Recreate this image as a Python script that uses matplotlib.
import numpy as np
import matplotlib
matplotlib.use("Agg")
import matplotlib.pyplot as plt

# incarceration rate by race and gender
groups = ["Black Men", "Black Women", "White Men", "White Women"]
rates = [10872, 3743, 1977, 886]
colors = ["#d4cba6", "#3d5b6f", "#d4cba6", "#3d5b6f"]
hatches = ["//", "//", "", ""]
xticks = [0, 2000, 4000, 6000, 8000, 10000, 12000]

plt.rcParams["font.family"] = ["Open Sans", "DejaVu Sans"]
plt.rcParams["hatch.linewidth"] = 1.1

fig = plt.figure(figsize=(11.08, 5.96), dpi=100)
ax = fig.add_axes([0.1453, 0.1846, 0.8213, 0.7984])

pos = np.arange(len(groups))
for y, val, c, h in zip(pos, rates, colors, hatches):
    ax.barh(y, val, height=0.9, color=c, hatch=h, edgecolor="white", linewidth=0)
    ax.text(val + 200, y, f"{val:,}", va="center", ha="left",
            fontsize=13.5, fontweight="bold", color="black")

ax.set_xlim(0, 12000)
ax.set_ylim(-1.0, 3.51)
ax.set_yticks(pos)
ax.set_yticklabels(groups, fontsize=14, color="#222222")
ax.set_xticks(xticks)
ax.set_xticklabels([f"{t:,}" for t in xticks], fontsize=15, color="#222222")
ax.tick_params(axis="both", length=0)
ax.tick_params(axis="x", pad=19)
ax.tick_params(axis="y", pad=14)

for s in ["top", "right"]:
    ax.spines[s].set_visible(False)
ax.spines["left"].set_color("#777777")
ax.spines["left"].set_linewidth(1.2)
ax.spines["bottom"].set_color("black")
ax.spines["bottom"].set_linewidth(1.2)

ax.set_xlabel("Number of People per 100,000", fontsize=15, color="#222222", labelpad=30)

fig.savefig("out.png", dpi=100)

▸ Exercise goal
From the listing above, pick out every line containing "matplotlib".

▸ Solution for this problem
Recreate this image as a Python script that uses matplotlib.
import matplotlib
matplotlib.use("Agg")
import matplotlib.pyplot as plt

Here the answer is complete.